Data lines =>
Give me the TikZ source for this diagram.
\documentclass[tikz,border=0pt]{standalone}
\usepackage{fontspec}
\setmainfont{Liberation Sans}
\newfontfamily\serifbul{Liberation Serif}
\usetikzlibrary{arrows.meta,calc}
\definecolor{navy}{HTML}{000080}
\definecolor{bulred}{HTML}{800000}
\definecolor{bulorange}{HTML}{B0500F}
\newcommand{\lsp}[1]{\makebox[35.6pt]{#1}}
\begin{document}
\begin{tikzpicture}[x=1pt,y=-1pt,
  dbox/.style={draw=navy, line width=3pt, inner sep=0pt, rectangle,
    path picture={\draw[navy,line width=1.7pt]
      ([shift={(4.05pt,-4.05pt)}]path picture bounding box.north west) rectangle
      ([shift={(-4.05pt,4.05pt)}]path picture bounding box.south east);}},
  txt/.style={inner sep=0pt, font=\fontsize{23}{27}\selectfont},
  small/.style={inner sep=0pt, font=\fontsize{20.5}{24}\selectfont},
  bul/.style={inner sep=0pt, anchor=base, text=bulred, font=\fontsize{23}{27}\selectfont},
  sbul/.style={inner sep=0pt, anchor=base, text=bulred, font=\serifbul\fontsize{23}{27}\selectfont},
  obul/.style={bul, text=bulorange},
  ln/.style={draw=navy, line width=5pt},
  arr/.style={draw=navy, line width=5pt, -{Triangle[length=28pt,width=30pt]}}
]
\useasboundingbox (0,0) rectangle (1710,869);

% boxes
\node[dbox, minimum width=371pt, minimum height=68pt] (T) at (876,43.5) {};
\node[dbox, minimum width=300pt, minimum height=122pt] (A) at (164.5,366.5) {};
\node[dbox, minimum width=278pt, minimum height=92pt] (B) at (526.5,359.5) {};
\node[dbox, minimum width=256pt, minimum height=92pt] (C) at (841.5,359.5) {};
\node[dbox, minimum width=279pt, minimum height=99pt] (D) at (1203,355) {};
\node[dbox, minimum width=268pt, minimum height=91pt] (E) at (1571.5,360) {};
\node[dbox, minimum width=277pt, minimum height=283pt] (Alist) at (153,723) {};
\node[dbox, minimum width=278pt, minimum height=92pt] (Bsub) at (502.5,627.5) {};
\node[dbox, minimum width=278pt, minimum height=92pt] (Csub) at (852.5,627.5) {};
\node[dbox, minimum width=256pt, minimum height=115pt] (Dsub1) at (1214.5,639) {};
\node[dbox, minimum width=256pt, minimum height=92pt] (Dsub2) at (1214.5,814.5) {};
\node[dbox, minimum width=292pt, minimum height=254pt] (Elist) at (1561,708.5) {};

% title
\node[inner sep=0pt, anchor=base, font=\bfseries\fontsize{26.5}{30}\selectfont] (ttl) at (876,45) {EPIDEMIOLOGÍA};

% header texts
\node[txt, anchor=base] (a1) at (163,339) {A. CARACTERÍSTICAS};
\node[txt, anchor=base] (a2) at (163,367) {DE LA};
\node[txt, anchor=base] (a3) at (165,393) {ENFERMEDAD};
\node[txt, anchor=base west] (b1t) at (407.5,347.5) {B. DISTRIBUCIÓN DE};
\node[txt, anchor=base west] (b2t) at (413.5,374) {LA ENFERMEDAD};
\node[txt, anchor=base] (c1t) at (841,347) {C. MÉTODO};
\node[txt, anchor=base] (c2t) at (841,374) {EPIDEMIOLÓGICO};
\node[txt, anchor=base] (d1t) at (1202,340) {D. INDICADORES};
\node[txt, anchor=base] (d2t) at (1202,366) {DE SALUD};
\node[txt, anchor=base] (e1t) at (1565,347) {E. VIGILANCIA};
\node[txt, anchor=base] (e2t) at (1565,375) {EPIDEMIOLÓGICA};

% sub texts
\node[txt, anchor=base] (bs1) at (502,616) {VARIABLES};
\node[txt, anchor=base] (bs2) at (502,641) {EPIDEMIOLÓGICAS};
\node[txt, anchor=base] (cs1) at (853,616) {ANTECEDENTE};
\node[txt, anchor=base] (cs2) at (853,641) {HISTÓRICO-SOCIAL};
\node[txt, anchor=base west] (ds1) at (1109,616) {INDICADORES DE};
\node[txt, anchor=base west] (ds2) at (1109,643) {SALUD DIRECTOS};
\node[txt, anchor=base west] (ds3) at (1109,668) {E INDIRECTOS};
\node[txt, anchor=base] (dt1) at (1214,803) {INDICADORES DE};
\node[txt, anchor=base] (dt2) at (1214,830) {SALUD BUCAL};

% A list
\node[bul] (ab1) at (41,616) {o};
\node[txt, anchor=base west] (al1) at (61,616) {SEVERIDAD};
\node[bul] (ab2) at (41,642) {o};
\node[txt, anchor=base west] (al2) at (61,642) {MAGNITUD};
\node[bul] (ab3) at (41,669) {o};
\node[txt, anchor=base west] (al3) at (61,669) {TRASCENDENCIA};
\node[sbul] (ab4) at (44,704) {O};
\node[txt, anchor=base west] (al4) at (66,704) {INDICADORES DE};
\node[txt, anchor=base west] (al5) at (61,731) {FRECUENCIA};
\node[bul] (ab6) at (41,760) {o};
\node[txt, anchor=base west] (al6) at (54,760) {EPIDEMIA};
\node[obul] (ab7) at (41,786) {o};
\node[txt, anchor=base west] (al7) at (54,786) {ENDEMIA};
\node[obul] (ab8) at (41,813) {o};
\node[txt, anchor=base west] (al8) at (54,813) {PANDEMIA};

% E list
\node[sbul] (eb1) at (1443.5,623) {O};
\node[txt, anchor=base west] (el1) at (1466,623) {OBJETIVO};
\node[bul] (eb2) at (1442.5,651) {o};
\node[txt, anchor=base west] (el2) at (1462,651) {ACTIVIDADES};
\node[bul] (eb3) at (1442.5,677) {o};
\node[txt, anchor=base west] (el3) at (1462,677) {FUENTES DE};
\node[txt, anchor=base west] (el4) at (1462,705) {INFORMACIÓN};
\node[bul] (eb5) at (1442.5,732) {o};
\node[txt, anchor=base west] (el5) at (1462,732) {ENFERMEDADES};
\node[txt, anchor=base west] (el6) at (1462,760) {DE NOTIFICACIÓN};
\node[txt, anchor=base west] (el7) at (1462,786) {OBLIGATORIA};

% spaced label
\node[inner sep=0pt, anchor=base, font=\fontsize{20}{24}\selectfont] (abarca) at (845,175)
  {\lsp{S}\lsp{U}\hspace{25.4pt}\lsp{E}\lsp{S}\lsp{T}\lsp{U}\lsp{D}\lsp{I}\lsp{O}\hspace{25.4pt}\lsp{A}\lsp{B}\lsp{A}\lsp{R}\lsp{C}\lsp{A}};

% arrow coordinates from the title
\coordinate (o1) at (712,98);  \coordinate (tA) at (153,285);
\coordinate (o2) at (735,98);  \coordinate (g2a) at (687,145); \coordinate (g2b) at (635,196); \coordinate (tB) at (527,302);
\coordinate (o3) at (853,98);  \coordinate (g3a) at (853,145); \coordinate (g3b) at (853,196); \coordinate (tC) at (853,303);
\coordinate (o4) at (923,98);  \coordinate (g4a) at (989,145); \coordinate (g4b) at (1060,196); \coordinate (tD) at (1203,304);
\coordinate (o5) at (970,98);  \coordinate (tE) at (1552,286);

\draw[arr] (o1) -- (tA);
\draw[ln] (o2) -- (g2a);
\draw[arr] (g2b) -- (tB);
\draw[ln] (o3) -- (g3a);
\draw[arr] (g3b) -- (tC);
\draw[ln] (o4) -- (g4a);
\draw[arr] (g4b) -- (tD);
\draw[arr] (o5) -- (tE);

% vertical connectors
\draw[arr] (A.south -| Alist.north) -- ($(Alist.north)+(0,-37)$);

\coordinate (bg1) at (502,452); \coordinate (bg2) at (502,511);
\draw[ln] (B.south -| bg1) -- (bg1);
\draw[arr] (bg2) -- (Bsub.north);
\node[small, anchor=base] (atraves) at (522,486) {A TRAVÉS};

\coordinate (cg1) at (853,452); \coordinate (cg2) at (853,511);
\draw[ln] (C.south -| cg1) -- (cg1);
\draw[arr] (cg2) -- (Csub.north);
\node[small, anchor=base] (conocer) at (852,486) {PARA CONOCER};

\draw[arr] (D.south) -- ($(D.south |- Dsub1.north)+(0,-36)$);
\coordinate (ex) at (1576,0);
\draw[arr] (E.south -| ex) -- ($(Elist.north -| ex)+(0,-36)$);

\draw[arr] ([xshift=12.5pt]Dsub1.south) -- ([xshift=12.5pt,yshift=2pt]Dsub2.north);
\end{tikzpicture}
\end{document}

Written exercise =>
Retype only the lines running from the top of the listing to the line that holds "(0,0) rectangle (1710,869);", both ends included.

Right answer =>
Give me the TikZ source for this diagram.
\documentclass[tikz,border=0pt]{standalone}
\usepackage{fontspec}
\setmainfont{Liberation Sans}
\newfontfamily\serifbul{Liberation Serif}
\usetikzlibrary{arrows.meta,calc}
\definecolor{navy}{HTML}{000080}
\definecolor{bulred}{HTML}{800000}
\definecolor{bulorange}{HTML}{B0500F}
\newcommand{\lsp}[1]{\makebox[35.6pt]{#1}}
\begin{document}
\begin{tikzpicture}[x=1pt,y=-1pt,
  dbox/.style={draw=navy, line width=3pt, inner sep=0pt, rectangle,
    path picture={\draw[navy,line width=1.7pt]
      ([shift={(4.05pt,-4.05pt)}]path picture bounding box.north west) rectangle
      ([shift={(-4.05pt,4.05pt)}]path picture bounding box.south east);}},
  txt/.style={inner sep=0pt, font=\fontsize{23}{27}\selectfont},
  small/.style={inner sep=0pt, font=\fontsize{20.5}{24}\selectfont},
  bul/.style={inner sep=0pt, anchor=base, text=bulred, font=\fontsize{23}{27}\selectfont},
  sbul/.style={inner sep=0pt, anchor=base, text=bulred, font=\serifbul\fontsize{23}{27}\selectfont},
  obul/.style={bul, text=bulorange},
  ln/.style={draw=navy, line width=5pt},
  arr/.style={draw=navy, line width=5pt, -{Triangle[length=28pt,width=30pt]}}
]
\useasboundingbox (0,0) rectangle (1710,869);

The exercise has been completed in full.